WHY YOUR REASONS NOT TO ATTEND ARE B.S.:
- “ASA ISN’T MY KIND OF SOCIOLOGY.” You’d be surprised. Pretty much every faculty member in US sociology departments goes to ASA at least sometimes. Moreover, one of the most popular activities at ASA is to find kindred spirits and kvetch with them about the rest of ASA.
- IT’S EXPENSIVE AND TIME-CONSUMING. Uh… it’s in Philly this year. And our department provides some conference funding. Share a hotel room or an AirBnb. You can even make it a day trip from Baltimore and not stay overnight. You don’t have to attend every day of the conference.

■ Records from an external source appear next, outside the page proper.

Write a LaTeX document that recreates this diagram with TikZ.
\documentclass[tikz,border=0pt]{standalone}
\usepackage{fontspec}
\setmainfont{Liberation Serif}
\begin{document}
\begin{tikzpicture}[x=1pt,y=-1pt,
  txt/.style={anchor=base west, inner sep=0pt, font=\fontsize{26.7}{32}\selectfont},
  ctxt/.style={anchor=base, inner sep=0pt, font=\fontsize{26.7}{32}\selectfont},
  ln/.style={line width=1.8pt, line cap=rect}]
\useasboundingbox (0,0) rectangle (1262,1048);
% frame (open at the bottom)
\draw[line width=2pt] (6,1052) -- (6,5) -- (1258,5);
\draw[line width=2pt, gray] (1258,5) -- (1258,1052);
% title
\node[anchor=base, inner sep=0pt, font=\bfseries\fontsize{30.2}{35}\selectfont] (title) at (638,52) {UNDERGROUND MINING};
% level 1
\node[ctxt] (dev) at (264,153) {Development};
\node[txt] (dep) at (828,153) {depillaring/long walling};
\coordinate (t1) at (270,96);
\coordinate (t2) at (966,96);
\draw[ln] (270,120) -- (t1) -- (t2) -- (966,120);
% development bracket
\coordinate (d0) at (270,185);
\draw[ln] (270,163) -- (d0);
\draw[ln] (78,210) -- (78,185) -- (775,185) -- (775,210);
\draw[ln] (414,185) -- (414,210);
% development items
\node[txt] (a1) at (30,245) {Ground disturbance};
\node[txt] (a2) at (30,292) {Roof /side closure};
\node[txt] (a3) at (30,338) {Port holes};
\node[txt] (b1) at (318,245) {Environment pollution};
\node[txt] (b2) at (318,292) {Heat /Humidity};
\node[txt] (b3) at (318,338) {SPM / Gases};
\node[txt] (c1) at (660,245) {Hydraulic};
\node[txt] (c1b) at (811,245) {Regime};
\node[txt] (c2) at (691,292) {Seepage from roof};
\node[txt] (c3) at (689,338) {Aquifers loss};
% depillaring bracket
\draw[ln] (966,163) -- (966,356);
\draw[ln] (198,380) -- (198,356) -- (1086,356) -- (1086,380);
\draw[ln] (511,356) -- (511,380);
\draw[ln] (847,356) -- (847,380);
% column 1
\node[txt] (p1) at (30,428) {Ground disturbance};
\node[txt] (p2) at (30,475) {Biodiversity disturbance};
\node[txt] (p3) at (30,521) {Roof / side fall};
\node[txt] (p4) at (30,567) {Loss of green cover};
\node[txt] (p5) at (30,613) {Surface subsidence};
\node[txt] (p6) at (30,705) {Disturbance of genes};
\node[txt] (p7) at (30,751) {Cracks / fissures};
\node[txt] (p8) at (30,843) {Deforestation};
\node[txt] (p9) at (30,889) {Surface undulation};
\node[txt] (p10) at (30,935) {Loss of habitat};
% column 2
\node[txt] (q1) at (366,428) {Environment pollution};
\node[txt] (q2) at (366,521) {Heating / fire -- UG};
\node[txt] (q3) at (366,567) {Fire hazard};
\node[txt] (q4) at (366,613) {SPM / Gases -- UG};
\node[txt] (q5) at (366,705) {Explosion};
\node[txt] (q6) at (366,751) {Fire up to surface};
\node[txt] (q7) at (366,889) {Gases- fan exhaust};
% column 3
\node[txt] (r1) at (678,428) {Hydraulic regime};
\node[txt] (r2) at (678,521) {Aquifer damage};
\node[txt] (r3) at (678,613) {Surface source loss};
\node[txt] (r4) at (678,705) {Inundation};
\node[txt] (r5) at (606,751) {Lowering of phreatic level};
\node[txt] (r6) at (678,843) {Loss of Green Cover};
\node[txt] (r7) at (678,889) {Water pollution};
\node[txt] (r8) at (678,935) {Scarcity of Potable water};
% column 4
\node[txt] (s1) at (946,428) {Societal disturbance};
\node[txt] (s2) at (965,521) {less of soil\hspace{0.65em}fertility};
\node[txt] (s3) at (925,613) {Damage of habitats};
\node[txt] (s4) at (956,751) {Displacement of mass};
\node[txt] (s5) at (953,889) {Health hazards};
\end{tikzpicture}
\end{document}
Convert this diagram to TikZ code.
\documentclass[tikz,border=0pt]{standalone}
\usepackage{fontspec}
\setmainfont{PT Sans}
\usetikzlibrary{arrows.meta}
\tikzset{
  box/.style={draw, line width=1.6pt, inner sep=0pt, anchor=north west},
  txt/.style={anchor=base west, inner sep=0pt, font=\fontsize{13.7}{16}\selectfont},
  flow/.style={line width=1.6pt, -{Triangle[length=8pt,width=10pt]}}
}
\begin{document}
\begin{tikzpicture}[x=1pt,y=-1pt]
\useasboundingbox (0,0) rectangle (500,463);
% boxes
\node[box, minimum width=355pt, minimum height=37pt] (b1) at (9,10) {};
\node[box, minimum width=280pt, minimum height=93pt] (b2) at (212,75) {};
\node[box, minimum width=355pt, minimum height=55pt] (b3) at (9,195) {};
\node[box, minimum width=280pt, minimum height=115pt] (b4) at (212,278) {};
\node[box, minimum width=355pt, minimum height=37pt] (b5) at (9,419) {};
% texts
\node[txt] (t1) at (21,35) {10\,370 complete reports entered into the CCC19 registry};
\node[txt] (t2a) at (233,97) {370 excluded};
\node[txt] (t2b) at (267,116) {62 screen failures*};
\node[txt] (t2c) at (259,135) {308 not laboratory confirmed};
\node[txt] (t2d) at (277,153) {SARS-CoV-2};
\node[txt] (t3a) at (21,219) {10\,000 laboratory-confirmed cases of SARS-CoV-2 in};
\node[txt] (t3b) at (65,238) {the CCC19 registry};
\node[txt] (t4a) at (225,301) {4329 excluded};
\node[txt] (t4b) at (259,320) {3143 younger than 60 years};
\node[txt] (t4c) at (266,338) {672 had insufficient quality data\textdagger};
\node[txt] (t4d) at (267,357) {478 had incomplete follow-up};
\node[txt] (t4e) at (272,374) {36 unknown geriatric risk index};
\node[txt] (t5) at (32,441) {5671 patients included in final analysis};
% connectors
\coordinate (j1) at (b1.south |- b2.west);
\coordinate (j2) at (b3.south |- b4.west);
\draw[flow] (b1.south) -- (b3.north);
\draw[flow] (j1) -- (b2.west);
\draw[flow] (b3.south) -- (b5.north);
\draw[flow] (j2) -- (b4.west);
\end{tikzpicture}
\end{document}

- I’M SCARED TO PRESENT MY WORK. Again, the stakes are lower than you think. If you’re trembling with trepidation, remember that no one really cares what you have to say—unless you get placed on a rock-star panel, in which case you’ve hit the lottery, so be happy. Most importantly, it’s only by presenting that you’ll learn to present.

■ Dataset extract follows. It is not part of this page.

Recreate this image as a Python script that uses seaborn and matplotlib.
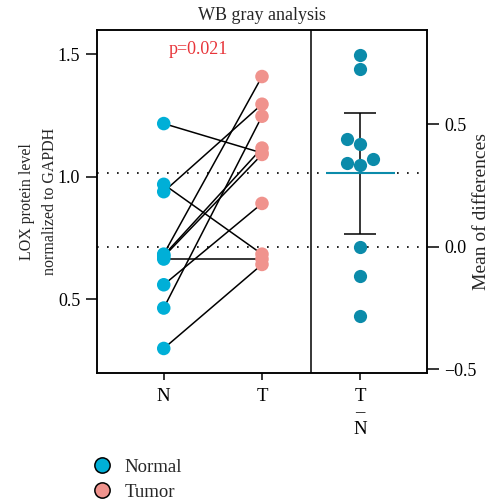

- “I’LL GO NEXT YEAR” / “I’LL GO WHEN I’M ON THE JOB MARKET.” See Reason to Attend #3(a) above.
- MY RESEARCH ISN’T READY YET. See Reasons to Attend #1 and #4 above.
- “I’D RATHER DRINK LIGHTER FLUID THAN ‘NETWORK.’” Yeah, I understand. This is what kept me away from ASA for too many years in grad school. But it’s only “networking” if you think of it as the shallow and instrumental task of unctuously making faux friends. The image of “networking” I had in my head as an early-stage grad student was of walking up to someone illustrious at a reception and giving a sales pitch for my own relevance on this planet, only to be elbowed aside by some eager beaver and forgotten. What, I wondered, was the point of debasing myself like that? But the truth of making connections at conferences is sitting down, often by appointment, to explore your genuine interest in the work of others, talk about your current projects, ruminate about future ones, and work through ideas together. Isn’t that’s the whole point of academia? You’re not in it for the money, after all. You’ll discover that most sociologists are generous, curious listeners and caring humans: more so, on average, than academics in nearly any other discipline I can think of.

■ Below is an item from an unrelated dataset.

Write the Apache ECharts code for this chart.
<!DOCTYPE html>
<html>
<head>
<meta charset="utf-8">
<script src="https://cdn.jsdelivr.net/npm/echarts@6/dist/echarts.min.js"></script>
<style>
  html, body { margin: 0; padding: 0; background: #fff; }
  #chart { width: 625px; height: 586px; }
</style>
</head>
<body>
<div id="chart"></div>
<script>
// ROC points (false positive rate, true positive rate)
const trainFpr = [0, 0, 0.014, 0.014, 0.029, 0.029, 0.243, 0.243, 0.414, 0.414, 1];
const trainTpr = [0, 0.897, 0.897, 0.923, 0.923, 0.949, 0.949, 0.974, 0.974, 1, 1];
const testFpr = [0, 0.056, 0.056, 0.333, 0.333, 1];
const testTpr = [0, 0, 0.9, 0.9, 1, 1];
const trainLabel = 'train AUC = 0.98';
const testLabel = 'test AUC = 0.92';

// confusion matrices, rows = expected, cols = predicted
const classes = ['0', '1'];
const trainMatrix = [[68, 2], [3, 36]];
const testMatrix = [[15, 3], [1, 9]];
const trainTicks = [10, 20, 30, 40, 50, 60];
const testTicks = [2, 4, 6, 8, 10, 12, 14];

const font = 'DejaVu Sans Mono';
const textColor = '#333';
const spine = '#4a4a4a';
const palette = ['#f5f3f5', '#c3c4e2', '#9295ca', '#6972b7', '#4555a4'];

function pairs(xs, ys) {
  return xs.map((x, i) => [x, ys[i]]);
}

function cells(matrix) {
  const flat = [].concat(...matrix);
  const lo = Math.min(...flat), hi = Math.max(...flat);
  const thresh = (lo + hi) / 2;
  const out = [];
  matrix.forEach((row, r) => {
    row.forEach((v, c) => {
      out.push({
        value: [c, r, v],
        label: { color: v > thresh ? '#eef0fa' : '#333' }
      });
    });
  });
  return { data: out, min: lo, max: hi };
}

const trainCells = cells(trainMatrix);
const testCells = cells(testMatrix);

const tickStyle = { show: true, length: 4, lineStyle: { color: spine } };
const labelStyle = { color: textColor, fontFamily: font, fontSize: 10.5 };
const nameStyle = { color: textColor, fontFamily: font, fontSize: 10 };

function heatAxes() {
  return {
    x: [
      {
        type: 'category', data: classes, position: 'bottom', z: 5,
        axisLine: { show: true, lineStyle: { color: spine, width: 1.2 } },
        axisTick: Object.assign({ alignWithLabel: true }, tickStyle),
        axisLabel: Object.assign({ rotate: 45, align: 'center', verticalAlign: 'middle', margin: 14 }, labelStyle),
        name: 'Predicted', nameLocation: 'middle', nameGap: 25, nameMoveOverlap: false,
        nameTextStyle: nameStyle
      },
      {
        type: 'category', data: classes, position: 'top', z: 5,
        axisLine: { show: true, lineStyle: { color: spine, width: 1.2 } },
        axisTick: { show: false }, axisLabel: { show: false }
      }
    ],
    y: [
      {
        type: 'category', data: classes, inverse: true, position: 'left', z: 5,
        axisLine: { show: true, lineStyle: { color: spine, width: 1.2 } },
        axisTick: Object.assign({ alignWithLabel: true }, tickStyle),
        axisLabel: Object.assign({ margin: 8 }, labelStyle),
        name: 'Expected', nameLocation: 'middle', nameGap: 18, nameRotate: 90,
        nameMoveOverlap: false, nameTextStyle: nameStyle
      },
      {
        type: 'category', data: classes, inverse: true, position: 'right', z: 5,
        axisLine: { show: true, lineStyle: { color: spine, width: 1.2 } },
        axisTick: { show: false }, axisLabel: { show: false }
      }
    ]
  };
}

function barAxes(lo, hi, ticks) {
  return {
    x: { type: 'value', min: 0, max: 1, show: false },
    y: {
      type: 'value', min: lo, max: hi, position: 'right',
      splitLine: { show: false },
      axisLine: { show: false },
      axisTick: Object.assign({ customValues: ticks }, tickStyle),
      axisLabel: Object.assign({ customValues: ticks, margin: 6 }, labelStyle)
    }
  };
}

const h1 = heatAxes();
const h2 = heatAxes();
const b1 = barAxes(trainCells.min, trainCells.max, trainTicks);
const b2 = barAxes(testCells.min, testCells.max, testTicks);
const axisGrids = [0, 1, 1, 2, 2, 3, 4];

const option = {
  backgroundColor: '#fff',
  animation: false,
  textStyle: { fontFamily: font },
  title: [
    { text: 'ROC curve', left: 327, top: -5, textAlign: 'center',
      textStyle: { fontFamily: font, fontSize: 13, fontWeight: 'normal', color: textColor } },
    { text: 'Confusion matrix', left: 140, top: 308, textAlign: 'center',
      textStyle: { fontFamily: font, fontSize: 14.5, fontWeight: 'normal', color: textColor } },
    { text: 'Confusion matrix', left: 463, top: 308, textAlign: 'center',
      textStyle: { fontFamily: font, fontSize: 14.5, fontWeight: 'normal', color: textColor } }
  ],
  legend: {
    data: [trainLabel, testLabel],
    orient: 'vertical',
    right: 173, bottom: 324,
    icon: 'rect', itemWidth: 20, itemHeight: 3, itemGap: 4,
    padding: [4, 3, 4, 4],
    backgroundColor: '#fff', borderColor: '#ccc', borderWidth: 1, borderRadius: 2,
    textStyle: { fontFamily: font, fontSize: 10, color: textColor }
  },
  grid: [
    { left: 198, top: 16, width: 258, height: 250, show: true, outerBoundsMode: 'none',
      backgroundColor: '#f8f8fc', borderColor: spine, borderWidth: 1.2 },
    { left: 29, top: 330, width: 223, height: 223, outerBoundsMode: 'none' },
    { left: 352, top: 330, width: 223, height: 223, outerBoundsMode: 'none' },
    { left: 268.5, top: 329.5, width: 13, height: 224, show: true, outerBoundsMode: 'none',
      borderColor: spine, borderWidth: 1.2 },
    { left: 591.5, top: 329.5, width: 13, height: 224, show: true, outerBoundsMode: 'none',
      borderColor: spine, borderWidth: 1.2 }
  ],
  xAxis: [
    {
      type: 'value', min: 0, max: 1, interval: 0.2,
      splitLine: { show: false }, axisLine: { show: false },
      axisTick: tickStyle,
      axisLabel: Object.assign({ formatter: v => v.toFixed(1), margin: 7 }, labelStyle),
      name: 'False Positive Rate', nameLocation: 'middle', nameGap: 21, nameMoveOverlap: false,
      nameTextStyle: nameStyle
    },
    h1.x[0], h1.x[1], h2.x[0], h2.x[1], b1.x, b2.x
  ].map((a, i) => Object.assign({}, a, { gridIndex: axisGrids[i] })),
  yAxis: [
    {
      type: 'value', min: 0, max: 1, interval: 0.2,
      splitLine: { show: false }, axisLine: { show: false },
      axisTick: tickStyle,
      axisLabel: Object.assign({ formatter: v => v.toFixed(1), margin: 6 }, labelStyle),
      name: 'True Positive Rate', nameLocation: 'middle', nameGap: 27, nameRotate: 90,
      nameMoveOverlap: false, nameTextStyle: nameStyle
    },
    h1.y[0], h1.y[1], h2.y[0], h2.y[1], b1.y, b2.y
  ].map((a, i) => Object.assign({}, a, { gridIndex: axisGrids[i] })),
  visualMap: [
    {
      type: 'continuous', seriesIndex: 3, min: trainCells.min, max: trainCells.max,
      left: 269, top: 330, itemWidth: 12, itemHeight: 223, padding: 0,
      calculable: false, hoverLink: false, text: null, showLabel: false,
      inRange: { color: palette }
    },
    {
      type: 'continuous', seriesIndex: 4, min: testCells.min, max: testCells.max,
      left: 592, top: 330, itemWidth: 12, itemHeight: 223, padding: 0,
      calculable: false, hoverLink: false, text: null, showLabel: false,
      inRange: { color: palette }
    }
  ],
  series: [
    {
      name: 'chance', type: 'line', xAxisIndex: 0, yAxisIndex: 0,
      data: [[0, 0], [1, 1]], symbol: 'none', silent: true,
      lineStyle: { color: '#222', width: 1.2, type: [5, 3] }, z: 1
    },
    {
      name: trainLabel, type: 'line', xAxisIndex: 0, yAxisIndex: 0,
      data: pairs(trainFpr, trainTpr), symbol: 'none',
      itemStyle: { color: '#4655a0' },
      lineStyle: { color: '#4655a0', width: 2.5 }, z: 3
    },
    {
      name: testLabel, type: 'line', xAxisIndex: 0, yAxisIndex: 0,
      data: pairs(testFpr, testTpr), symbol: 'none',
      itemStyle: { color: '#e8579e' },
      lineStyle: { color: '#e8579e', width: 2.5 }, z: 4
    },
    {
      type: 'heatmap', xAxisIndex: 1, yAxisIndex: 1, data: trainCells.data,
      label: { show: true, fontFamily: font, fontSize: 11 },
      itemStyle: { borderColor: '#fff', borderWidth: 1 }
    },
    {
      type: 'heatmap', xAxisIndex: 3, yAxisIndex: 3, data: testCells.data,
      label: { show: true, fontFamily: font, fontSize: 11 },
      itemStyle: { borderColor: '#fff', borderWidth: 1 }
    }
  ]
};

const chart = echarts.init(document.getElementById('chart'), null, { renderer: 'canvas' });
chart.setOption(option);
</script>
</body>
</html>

What I’d add about networks is that it is fine to network with other grad students. Five years from now, they will be your colleagues. It isn’t just about meeting the senior people. It is important that you are always an outsider the first time you approach any new group. The only way to become less of an outsider is to spend time with a group. I endorse going to section meetings as a really good way to meet people, although, again, it is ok to let it take time. I think the first year attending ASA is going to be alienating no matter what you do. Why not get that over with early?
However, I will say that I think there is an under estimation of the cost of attending a meeting. Maybe Philly is easy to get to from Maryland, but it isn’t a cheap trip from farther away. And some people are on really tight budgets.